- **Problem to work on**:
Exactly as written, write out the lines below from the first to the one containing "(0,\gy) -- (1100,\gy);", inclusive. Pictures do not belong in the copy.

* * * * *

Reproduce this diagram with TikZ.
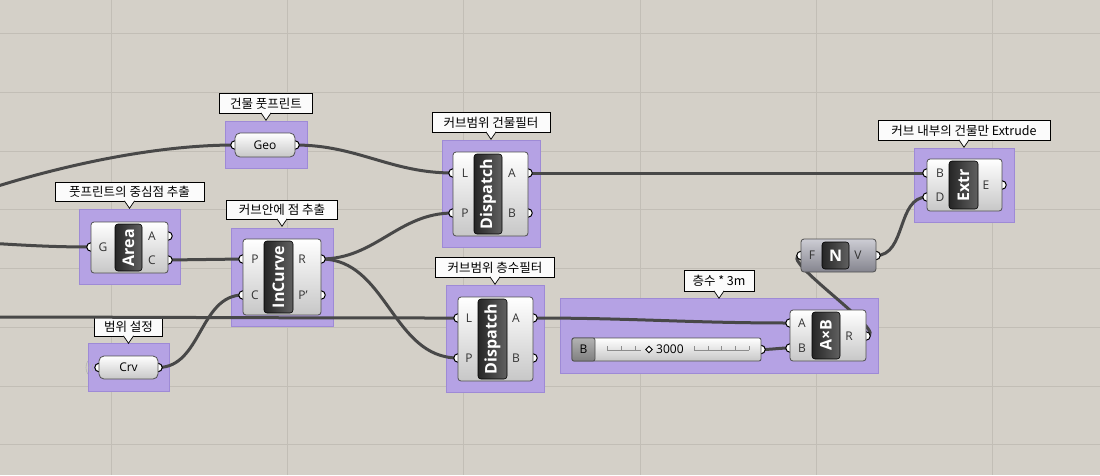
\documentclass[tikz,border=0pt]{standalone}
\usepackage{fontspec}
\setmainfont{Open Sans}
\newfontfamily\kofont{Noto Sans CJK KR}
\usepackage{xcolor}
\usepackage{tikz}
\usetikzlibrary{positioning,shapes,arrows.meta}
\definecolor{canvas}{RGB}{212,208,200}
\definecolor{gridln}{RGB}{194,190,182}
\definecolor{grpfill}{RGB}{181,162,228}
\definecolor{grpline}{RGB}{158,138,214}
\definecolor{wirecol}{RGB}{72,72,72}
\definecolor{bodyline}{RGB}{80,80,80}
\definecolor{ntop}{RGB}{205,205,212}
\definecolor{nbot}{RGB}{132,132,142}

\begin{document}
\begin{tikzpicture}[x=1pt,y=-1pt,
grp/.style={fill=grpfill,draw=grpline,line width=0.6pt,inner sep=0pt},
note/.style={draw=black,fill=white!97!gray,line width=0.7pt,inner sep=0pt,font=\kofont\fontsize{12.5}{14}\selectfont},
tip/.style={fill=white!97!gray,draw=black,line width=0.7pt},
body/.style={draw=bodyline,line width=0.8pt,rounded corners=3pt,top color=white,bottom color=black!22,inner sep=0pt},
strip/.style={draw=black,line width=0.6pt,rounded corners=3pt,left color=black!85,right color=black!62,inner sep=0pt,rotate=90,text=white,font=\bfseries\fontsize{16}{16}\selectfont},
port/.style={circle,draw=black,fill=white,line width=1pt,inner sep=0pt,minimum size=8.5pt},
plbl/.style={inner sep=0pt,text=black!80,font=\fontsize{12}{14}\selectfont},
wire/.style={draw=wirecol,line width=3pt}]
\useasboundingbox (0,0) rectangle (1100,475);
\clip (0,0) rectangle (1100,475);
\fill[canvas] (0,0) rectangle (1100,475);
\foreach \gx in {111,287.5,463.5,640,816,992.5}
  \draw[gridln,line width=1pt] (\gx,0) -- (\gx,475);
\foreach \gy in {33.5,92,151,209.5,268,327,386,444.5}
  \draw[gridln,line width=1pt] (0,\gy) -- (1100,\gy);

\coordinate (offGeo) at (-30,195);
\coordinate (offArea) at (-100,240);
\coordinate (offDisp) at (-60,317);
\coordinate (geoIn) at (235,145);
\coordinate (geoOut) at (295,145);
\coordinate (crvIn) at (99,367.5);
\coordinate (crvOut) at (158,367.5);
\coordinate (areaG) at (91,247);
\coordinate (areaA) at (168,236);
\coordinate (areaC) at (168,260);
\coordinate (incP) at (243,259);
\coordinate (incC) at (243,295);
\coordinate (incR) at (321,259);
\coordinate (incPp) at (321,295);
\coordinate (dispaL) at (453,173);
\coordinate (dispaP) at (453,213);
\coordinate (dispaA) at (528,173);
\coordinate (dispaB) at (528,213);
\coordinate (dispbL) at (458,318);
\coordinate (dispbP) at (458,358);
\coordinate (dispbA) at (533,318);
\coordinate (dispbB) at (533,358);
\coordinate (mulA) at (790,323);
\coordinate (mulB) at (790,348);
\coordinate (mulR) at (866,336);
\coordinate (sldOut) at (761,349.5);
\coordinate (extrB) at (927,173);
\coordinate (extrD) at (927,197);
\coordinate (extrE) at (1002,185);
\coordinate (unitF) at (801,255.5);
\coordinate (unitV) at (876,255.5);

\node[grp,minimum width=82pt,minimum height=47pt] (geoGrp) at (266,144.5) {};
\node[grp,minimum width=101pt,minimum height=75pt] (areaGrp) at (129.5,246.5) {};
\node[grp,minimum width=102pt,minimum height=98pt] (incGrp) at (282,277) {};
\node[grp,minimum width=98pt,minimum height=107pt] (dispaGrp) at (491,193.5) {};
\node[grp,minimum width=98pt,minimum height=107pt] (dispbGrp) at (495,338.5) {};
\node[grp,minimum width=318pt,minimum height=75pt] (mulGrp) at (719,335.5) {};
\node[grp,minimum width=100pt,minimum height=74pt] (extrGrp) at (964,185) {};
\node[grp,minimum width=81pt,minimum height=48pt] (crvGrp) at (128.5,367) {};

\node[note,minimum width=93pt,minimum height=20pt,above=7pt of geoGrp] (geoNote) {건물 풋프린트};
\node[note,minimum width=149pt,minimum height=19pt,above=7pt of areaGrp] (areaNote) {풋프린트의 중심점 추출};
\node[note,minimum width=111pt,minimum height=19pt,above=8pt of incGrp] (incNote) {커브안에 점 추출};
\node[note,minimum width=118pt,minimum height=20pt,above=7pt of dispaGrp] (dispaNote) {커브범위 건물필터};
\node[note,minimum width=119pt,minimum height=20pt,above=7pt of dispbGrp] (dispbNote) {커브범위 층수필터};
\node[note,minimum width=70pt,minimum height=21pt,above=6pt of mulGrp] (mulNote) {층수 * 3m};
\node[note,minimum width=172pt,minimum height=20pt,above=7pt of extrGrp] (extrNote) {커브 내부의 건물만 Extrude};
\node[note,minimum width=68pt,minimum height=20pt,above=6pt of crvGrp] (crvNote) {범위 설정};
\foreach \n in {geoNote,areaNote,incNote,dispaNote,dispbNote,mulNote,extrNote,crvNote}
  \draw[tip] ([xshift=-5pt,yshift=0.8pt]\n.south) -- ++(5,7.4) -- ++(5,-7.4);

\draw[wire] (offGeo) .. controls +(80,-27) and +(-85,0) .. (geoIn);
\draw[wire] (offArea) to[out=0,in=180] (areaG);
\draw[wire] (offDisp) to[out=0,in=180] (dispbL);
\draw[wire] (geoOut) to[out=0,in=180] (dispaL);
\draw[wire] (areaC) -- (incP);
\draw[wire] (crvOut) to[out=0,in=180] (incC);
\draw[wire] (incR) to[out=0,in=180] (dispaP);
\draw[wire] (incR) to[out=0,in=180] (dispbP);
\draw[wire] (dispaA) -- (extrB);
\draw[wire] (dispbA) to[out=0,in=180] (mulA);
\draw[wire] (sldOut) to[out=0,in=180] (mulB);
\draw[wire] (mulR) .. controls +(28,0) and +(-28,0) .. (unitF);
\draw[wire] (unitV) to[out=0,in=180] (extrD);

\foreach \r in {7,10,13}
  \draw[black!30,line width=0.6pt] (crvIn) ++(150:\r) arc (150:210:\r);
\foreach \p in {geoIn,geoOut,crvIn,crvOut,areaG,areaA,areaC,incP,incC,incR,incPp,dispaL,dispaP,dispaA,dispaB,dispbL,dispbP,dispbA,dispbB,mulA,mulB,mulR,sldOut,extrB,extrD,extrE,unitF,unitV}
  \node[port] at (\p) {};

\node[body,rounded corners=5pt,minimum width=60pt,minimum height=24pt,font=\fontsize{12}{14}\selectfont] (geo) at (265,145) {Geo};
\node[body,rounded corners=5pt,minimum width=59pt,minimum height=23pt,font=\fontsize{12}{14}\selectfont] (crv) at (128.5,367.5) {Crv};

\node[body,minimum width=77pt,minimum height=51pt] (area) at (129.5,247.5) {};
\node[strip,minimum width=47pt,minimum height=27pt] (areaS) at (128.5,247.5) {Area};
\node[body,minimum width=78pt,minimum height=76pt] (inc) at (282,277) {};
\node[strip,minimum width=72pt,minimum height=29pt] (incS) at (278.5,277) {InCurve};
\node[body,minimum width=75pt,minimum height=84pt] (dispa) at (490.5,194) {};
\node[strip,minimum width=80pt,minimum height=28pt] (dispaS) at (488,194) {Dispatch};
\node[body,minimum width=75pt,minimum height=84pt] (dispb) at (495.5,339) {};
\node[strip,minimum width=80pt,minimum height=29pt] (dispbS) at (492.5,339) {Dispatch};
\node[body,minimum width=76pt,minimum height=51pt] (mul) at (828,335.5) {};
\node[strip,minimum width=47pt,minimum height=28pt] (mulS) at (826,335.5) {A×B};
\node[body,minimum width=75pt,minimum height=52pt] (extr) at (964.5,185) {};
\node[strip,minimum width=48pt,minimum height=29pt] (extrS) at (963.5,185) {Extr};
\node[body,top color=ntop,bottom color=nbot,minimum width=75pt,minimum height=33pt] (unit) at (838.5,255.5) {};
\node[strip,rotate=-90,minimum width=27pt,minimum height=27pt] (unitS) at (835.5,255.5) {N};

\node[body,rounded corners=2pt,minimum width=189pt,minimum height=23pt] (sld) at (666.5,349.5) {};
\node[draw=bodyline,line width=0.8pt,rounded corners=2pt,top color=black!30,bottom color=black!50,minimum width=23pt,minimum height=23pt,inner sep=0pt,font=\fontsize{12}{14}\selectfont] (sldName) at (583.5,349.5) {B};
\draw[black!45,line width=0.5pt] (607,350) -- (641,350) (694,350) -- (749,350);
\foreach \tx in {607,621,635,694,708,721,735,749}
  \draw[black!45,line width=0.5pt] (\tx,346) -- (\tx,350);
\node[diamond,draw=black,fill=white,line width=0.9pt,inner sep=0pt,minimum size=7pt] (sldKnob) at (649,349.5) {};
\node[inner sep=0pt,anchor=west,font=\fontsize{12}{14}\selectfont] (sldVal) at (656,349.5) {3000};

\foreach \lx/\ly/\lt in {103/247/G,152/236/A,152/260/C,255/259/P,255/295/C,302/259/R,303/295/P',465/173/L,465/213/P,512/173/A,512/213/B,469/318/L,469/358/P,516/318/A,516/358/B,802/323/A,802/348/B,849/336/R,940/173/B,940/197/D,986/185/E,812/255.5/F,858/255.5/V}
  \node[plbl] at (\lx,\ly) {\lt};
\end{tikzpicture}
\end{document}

* * * * *

- **Written answer**:
Reproduce this diagram with TikZ.
\documentclass[tikz,border=0pt]{standalone}
\usepackage{fontspec}
\setmainfont{Open Sans}
\newfontfamily\kofont{Noto Sans CJK KR}
\usepackage{xcolor}
\usepackage{tikz}
\usetikzlibrary{positioning,shapes,arrows.meta}
\definecolor{canvas}{RGB}{212,208,200}
\definecolor{gridln}{RGB}{194,190,182}
\definecolor{grpfill}{RGB}{181,162,228}
\definecolor{grpline}{RGB}{158,138,214}
\definecolor{wirecol}{RGB}{72,72,72}
\definecolor{bodyline}{RGB}{80,80,80}
\definecolor{ntop}{RGB}{205,205,212}
\definecolor{nbot}{RGB}{132,132,142}

\begin{document}
\begin{tikzpicture}[x=1pt,y=-1pt,
grp/.style={fill=grpfill,draw=grpline,line width=0.6pt,inner sep=0pt},
note/.style={draw=black,fill=white!97!gray,line width=0.7pt,inner sep=0pt,font=\kofont\fontsize{12.5}{14}\selectfont},
tip/.style={fill=white!97!gray,draw=black,line width=0.7pt},
body/.style={draw=bodyline,line width=0.8pt,rounded corners=3pt,top color=white,bottom color=black!22,inner sep=0pt},
strip/.style={draw=black,line width=0.6pt,rounded corners=3pt,left color=black!85,right color=black!62,inner sep=0pt,rotate=90,text=white,font=\bfseries\fontsize{16}{16}\selectfont},
port/.style={circle,draw=black,fill=white,line width=1pt,inner sep=0pt,minimum size=8.5pt},
plbl/.style={inner sep=0pt,text=black!80,font=\fontsize{12}{14}\selectfont},
wire/.style={draw=wirecol,line width=3pt}]
\useasboundingbox (0,0) rectangle (1100,475);
\clip (0,0) rectangle (1100,475);
\fill[canvas] (0,0) rectangle (1100,475);
\foreach \gx in {111,287.5,463.5,640,816,992.5}
  \draw[gridln,line width=1pt] (\gx,0) -- (\gx,475);
\foreach \gy in {33.5,92,151,209.5,268,327,386,444.5}
  \draw[gridln,line width=1pt] (0,\gy) -- (1100,\gy);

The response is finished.